REQUEST: Transcribe the full listing exactly, and drop every picture.

SUPPLIED MATERIAL:
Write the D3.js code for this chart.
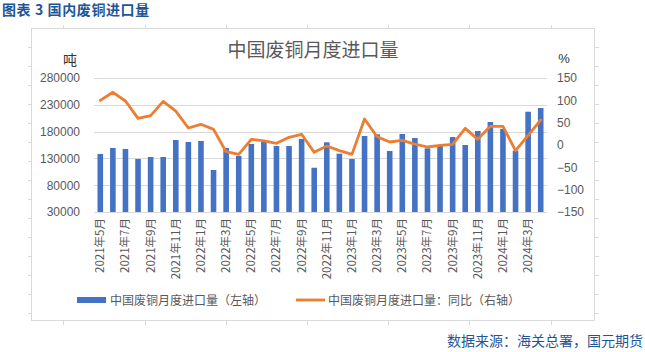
<!DOCTYPE html>
<html>
<head>
<meta charset="utf-8">
<script src="https://cdn.jsdelivr.net/npm/d3@7"></script>
<style>
  body { margin: 0; background: #fff; }
  svg text { font-family: "Liberation Sans", "Noto Sans CJK SC", sans-serif; }
</style>
</head>
<body>
<svg id="chart" width="645" height="352"></svg>
<script>
// months 2021-05 .. 2024-04
const months = [];
for (let i = 0; i < 36; i++) {
  const y = 2021 + Math.floor((4 + i) / 12);
  const m = (4 + i) % 12 + 1;
  months.push(y + "年" + m + "月");
}

// import volume, tonnes (left axis)
const volume = [
  138200, 149400, 147500, 128900, 132600, 132600, 164300, 160600, 162500, 108400,
  149400, 134500, 156900, 161000, 153100, 153100, 166200, 112600, 160000, 138800,
  128900, 171800, 175000, 143800, 175500, 168100, 148800, 155000, 169900, 155000,
  181100, 197900, 184900, 144400, 217100, 224000
];

// year-on-year change, % (right axis)
const yoy = [
  100, 118, 98.5, 59.7, 65.6, 97.8, 76, 38, 46.3, 35,
  -15, -21, 12.7, 9, 3.8, 17.2, 24, -16.4, -2.2, -12.7,
  -21, 58.2, 18.6, 6.7, 10.5, 2, -4.5, -0.7, 1.5, 37.3,
  12.7, 41.8, 41.8, -12.7, 21.7, 56
];

const leftTicks = [30000, 80000, 130000, 180000, 230000, 280000];
const rightTicks = [-150, -100, -50, 0, 50, 100, 150];

const svg = d3.select("#chart");

// frame of the chart object
svg.append("rect")
  .attr("x", 31.5).attr("y", 28.5)
  .attr("width", 563).attr("height", 292)
  .attr("fill", "none").attr("stroke", "#d9d9d9");

// faint sheet cell marks around the frame
const cellY = [47, 66, 85, 104, 123, 142, 161, 180, 199, 218, 237, 256, 275, 294, 313];
cellY.forEach(yy => {
  svg.append("line").attr("x1", 28).attr("x2", 31).attr("y1", yy + 0.5).attr("y2", yy + 0.5)
    .attr("stroke", "#d9d9d9");
  svg.append("line").attr("x1", 595).attr("x2", 599).attr("y1", yy + 0.5).attr("y2", yy + 0.5)
    .attr("stroke", "#d9d9d9");
});
[63, 145, 226, 307, 388, 469, 551].forEach(xx => {
  svg.append("line").attr("x1", xx + 0.5).attr("x2", xx + 0.5).attr("y1", 321).attr("y2", 325)
    .attr("stroke", "#d9d9d9");
  svg.append("line").attr("x1", xx + 0.5).attr("x2", xx + 0.5).attr("y1", 25).attr("y2", 28)
    .attr("stroke", "#d9d9d9");
});

// header and source
svg.append("text")
  .attr("x", 2).attr("y", 15)
  .attr("font-size", 14).attr("font-weight", "bold")
  .attr("fill", "#1f5597")
  .attr("letter-spacing", 0.6)
  .style("font-family", "'Noto Sans CJK SC', sans-serif")
  .text("图表 3 国内废铜进口量");

svg.append("text")
  .attr("x", 643).attr("y", 346)
  .attr("text-anchor", "end")
  .attr("font-size", 14)
  .attr("fill", "#1f5597")
  .style("font-family", "'Noto Sans CJK SC', sans-serif")
  .text("数据来源：海关总署，国元期货");

var margin = { left: 94, right: 547, top: 78, bottom: 212 };

var x = d3.scaleBand()
  .domain(months)
  .range([margin.left, margin.right]);

var yL = d3.scaleLinear().domain([30000, 280000]).range([margin.bottom, margin.top]);
var yR = d3.scaleLinear().domain([-150, 150]).range([margin.bottom, margin.top]);

// gridlines
svg.append("g")
  .selectAll("line")
  .data(leftTicks)
  .enter()
  .append("line")
  .attr("x1", margin.left).attr("x2", margin.right)
  .attr("y1", d => Math.round(yL(d)) + 0.5)
  .attr("y2", d => Math.round(yL(d)) + 0.5)
  .attr("stroke", "#d9d9d9");

// title
svg.append("text")
  .attr("x", 313).attr("y", 57)
  .attr("text-anchor", "middle")
  .attr("font-size", 19)
  .attr("fill", "#595959")
  .style("font-family", "'Noto Sans CJK SC', sans-serif")
  .text("中国废铜月度进口量");

// unit labels
svg.append("text").attr("x", 70).attr("y", 65).attr("text-anchor", "middle")
  .attr("font-size", 14).attr("fill", "#333")
  .style("font-family", "'Noto Sans CJK SC', sans-serif").text("吨");
svg.append("text").attr("x", 564).attr("y", 63).attr("text-anchor", "middle")
  .attr("font-size", 13).attr("fill", "#333").text("%");

// left axis
var gL = svg.append("g").attr("transform", `translate(${margin.left - 14},0)`)
  .call(d3.axisLeft(yL).tickValues(leftTicks).tickSize(0).tickPadding(0).tickFormat(d3.format("d")));
gL.select(".domain").remove();
gL.selectAll("text").attr("font-size", 12).attr("fill", "#595959")
  .style("font-family", "'Liberation Sans', sans-serif");

// right axis
var gR = svg.append("g").attr("transform", `translate(${margin.right + 10},0)`)
  .call(d3.axisRight(yR).tickValues(rightTicks).tickSize(0).tickPadding(0));
gR.select(".domain").remove();
gR.selectAll("text").attr("font-size", 12).attr("fill", "#595959")
  .style("font-family", "'Liberation Sans', sans-serif");

// bottom axis, every other month labelled
var gX = svg.append("g").attr("transform", `translate(0,${margin.bottom})`)
  .call(d3.axisBottom(x).tickValues(months.filter((d, i) => i % 2 === 0)).tickSize(0).tickPadding(0));
gX.select(".domain").remove();
gX.selectAll("text")
  .attr("transform", "rotate(-90)")
  .attr("x", -6).attr("y", 0).attr("dy", "0.35em")
  .style("text-anchor", "end")
  .attr("font-size", 11.5).attr("fill", "#595959")
  .style("font-family", "'Noto Sans CJK SC', sans-serif");

// bars
var barW = 5.6;
svg.append("g")
  .selectAll("rect")
  .data(volume)
  .enter()
  .append("rect")
  .attr("x", (d, i) => x(months[i]) + x.bandwidth() / 2 - barW / 2)
  .attr("y", d => yL(d))
  .attr("width", barW)
  .attr("height", d => margin.bottom - yL(d))
  .attr("fill", "#4472c4");

// yoy line
var line = d3.line()
  .x((d, i) => x(months[i]) + x.bandwidth() / 2)
  .y(d => yR(d));

svg.append("path")
  .datum(yoy)
  .attr("d", line)
  .attr("fill", "none")
  .attr("stroke", "#ed7d31")
  .attr("stroke-width", 2.8)
  .attr("stroke-linejoin", "round")
  .attr("stroke-linecap", "round");

// legend
var lg = svg.append("g").style("font-family", "'Noto Sans CJK SC', sans-serif");
lg.append("rect").attr("x", 77).attr("y", 297).attr("width", 29).attr("height", 6).attr("fill", "#4472c4");
lg.append("text").attr("x", 110).attr("y", 304.5).attr("font-size", 12).attr("fill", "#595959")
  .text("中国废铜月度进口量（左轴）");
lg.append("line").attr("x1", 296).attr("x2", 325).attr("y1", 300).attr("y2", 300)
  .attr("stroke", "#ed7d31").attr("stroke-width", 2.8);
lg.append("text").attr("x", 328).attr("y", 304.5).attr("font-size", 12).attr("fill", "#595959")
  .text("中国废铜月度进口量：同比（右轴）");
</script>
</body>
</html>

ANSWER FOR THIS EXERCISE:
Write the D3.js code for this chart.
<!DOCTYPE html>
<html>
<head>
<meta charset="utf-8">
<script src="https://cdn.jsdelivr.net/npm/d3@7"></script>
<style>
  body { margin: 0; background: #fff; }
  svg text { font-family: "Liberation Sans", "Noto Sans CJK SC", sans-serif; }
</style>
</head>
<body>
<svg id="chart" width="645" height="352"></svg>
<script>
// months 2021-05 .. 2024-04
const months = [];
for (let i = 0; i < 36; i++) {
  const y = 2021 + Math.floor((4 + i) / 12);
  const m = (4 + i) % 12 + 1;
  months.push(y + "年" + m + "月");
}

// import volume, tonnes (left axis)
const volume = [
  138200, 149400, 147500, 128900, 132600, 132600, 164300, 160600, 162500, 108400,
  149400, 134500, 156900, 161000, 153100, 153100, 166200, 112600, 160000, 138800,
  128900, 171800, 175000, 143800, 175500, 168100, 148800, 155000, 169900, 155000,
  181100, 197900, 184900, 144400, 217100, 224000
];

// year-on-year change, % (right axis)
const yoy = [
  100, 118, 98.5, 59.7, 65.6, 97.8, 76, 38, 46.3, 35,
  -15, -21, 12.7, 9, 3.8, 17.2, 24, -16.4, -2.2, -12.7,
  -21, 58.2, 18.6, 6.7, 10.5, 2, -4.5, -0.7, 1.5, 37.3,
  12.7, 41.8, 41.8, -12.7, 21.7, 56
];

const leftTicks = [30000, 80000, 130000, 180000, 230000, 280000];
const rightTicks = [-150, -100, -50, 0, 50, 100, 150];

const svg = d3.select("#chart");

// frame of the chart object
svg.append("rect")
  .attr("x", 31.5).attr("y", 28.5)
  .attr("width", 563).attr("height", 292)
  .attr("fill", "none").attr("stroke", "#d9d9d9");

// faint sheet cell marks around the frame
const cellY = [47, 66, 85, 104, 123, 142, 161, 180, 199, 218, 237, 256, 275, 294, 313];
cellY.forEach(yy => {
  svg.append("line").attr("x1", 28).attr("x2", 31).attr("y1", yy + 0.5).attr("y2", yy + 0.5)
    .attr("stroke", "#d9d9d9");
  svg.append("line").attr("x1", 595).attr("x2", 599).attr("y1", yy + 0.5).attr("y2", yy + 0.5)
    .attr("stroke", "#d9d9d9");
});
[63, 145, 226, 307, 388, 469, 551].forEach(xx => {
  svg.append("line").attr("x1", xx + 0.5).attr("x2", xx + 0.5).attr("y1", 321).attr("y2", 325)
    .attr("stroke", "#d9d9d9");
  svg.append("line").attr("x1", xx + 0.5).attr("x2", xx + 0.5).attr("y1", 25).attr("y2", 28)
    .attr("stroke", "#d9d9d9");
});

// header and source
svg.append("text")
  .attr("x", 2).attr("y", 15)
  .attr("font-size", 14).attr("font-weight", "bold")
  .attr("fill", "#1f5597")
  .attr("letter-spacing", 0.6)
  .style("font-family", "'Noto Sans CJK SC', sans-serif")
  .text("图表 3 国内废铜进口量");

svg.append("text")
  .attr("x", 643).attr("y", 346)
  .attr("text-anchor", "end")
  .attr("font-size", 14)
  .attr("fill", "#1f5597")
  .style("font-family", "'Noto Sans CJK SC', sans-serif")
  .text("数据来源：海关总署，国元期货");

var margin = { left: 94, right: 547, top: 78, bottom: 212 };

var x = d3.scaleBand()
  .domain(months)
  .range([margin.left, margin.right]);

var yL = d3.scaleLinear().domain([30000, 280000]).range([margin.bottom, margin.top]);
var yR = d3.scaleLinear().domain([-150, 150]).range([margin.bottom, margin.top]);

// gridlines
svg.append("g")
  .selectAll("line")
  .data(leftTicks)
  .enter()
  .append("line")
  .attr("x1", margin.left).attr("x2", margin.right)
  .attr("y1", d => Math.round(yL(d)) + 0.5)
  .attr("y2", d => Math.round(yL(d)) + 0.5)
  .attr("stroke", "#d9d9d9");

// title
svg.append("text")
  .attr("x", 313).attr("y", 57)
  .attr("text-anchor", "middle")
  .attr("font-size", 19)
  .attr("fill", "#595959")
  .style("font-family", "'Noto Sans CJK SC', sans-serif")
  .text("中国废铜月度进口量");

// unit labels
svg.append("text").attr("x", 70).attr("y", 65).attr("text-anchor", "middle")
  .attr("font-size", 14).attr("fill", "#333")
  .style("font-family", "'Noto Sans CJK SC', sans-serif").text("吨");
svg.append("text").attr("x", 564).attr("y", 63).attr("text-anchor", "middle")
  .attr("font-size", 13).attr("fill", "#333").text("%");

// left axis
var gL = svg.append("g").attr("transform", `translate(${margin.left - 14},0)`)
  .call(d3.axisLeft(yL).tickValues(leftTicks).tickSize(0).tickPadding(0).tickFormat(d3.format("d")));
gL.select(".domain").remove();
gL.selectAll("text").attr("font-size", 12).attr("fill", "#595959")
  .style("font-family", "'Liberation Sans', sans-serif");

// right axis
var gR = svg.append("g").attr("transform", `translate(${margin.right + 10},0)`)
  .call(d3.axisRight(yR).tickValues(rightTicks).tickSize(0).tickPadding(0));
gR.select(".domain").remove();
gR.selectAll("text").attr("font-size", 12).attr("fill", "#595959")
  .style("font-family", "'Liberation Sans', sans-serif");

// bottom axis, every other month labelled
var gX = svg.append("g").attr("transform", `translate(0,${margin.bottom})`)
  .call(d3.axisBottom(x).tickValues(months.filter((d, i) => i % 2 === 0)).tickSize(0).tickPadding(0));
gX.select(".domain").remove();
gX.selectAll("text")
  .attr("transform", "rotate(-90)")
  .attr("x", -6).attr("y", 0).attr("dy", "0.35em")
  .style("text-anchor", "end")
  .attr("font-size", 11.5).attr("fill", "#595959")
  .style("font-family", "'Noto Sans CJK SC', sans-serif");

// bars
var barW = 5.6;
svg.append("g")
  .selectAll("rect")
  .data(volume)
  .enter()
  .append("rect")
  .attr("x", (d, i) => x(months[i]) + x.bandwidth() / 2 - barW / 2)
  .attr("y", d => yL(d))
  .attr("width", barW)
  .attr("height", d => margin.bottom - yL(d))
  .attr("fill", "#4472c4");

// yoy line
var line = d3.line()
  .x((d, i) => x(months[i]) + x.bandwidth() / 2)
  .y(d => yR(d));

svg.append("path")
  .datum(yoy)
  .attr("d", line)
  .attr("fill", "none")
  .attr("stroke", "#ed7d31")
  .attr("stroke-width", 2.8)
  .attr("stroke-linejoin", "round")
  .attr("stroke-linecap", "round");

// legend
var lg = svg.append("g").style("font-family", "'Noto Sans CJK SC', sans-serif");
lg.append("rect").attr("x", 77).attr("y", 297).attr("width", 29).attr("height", 6).attr("fill", "#4472c4");
lg.append("text").attr("x", 110).attr("y", 304.5).attr("font-size", 12).attr("fill", "#595959")
  .text("中国废铜月度进口量（左轴）");
lg.append("line").attr("x1", 296).attr("x2", 325).attr("y1", 300).attr("y2", 300)
  .attr("stroke", "#ed7d31").attr("stroke-width", 2.8);
lg.append("text").attr("x", 328).attr("y", 304.5).attr("font-size", 12).attr("fill", "#595959")
  .text("中国废铜月度进口量：同比（右轴）");
</script>
</body>
</html>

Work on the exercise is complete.